We also followed a truck carrying so-called “spent” cows from the factory farm to a stockyard. Later, we documented trucks going from that stockyard to American Beef Packers (ABP), the site of the former Westland/Hallmark Beef Packing plant that closed down after issuing a massive beef recall following the Humane Society of the United States’ 2008 undercover investigation, raising the question of whether this facility’s cows are ending up killed at this infamous site. ABP currently sells beef to the federal government for its National School Lunch Program.
Animal Outlook submitted investigative materials to county law enforcement agencies. Despite our overwhelming video evidence depicting dozens of apparent violations of California’s laws against animal cruelty and neglect, local law enforcement declined to recommend criminal charges. However, we are still actively pursuing justice for these animals through other means. And after reviewing the investigation, the Animal Legal Defense Fund filed a lawsuit against Dick Van Dam Dairy and the individuals caught on camera for violating state and local animal cruelty laws.
The dairy industry sentences calves to either a miserable death or a life of torment. Because cows must have babies in order to produce milk (like any other mammal), their calves are little more than a byproduct of the milk industry and are either left to suffer and die like on Dick Van Dam Dairy, or sold for veal or meat.
Following this investigation, we rescued two young calves from the facility. Unfortunately, one of the calves, Hank, was too sick to survive. His companion Samuel, however, lives on at Animal Place sanctuary in California, bringing hope that together we can build a kinder world for all.

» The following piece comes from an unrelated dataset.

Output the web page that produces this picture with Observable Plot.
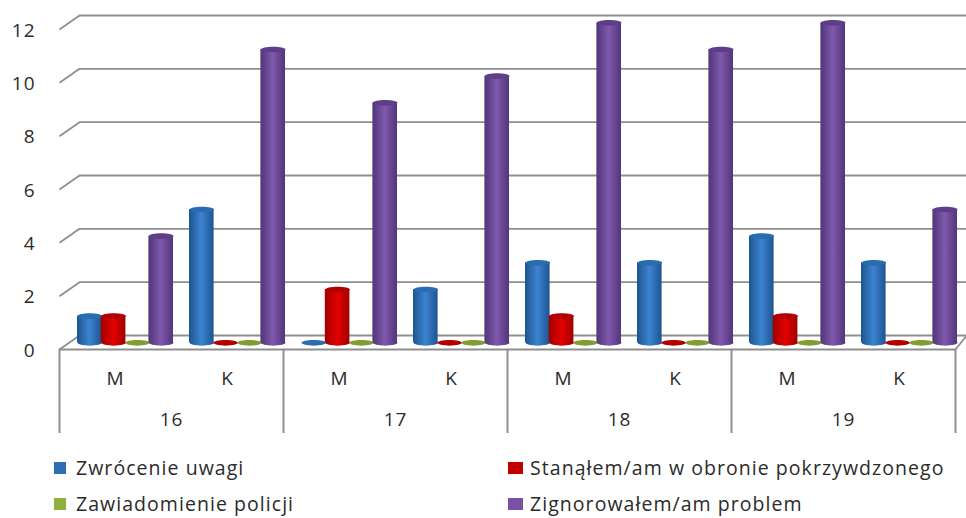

“I carry a small Holstein calf figurine to remember Hank. The effects of farmed life and the dairy industry were too much for him to survive. That’s why I’m still here. After working as an undercover investigator for years, I’m signing on to continue as an animal rights advocate for many more years to fight for animals like Hank.”
Erin, Animal Outlook investigator
Our investigators followed a truck from Dick Van Dam to a factory that produces milk for Alta Dena and TruMoo, brands owned by the nation’s largest milk producer: Dean Foods.
Before declaring bankruptcy and selling most of its assets to Dairy Farmers of America, Dean Foods, which produces 10 percent of the US milk supply, claimed that it “requires that at all times all cattle are treated humanely and with patience, dignity and respect” — yet it hid the horrors endured by gentle mother cows and their babies in the dairy industry behind the playful packaging found on brands like TruMoo, which is marketed to kids in schools across the country.
Soon after Dean Food’s declaration of bankruptcy, Borden Dairy followed suit, citing “market challenges facing the dairy industry” as grounds for its own bankruptcy filing. Cruel dairy is a dying industry, evidenced by its desperate efforts to squash plant milk labels and even a price-fixing conspiracy involving the killing of half a million young cows to reduce the nation’s milk supply and thus artificially (and illegally) inflate the price of milk.
This cruelty should be the final nail in the coffin to the dying dairy industry.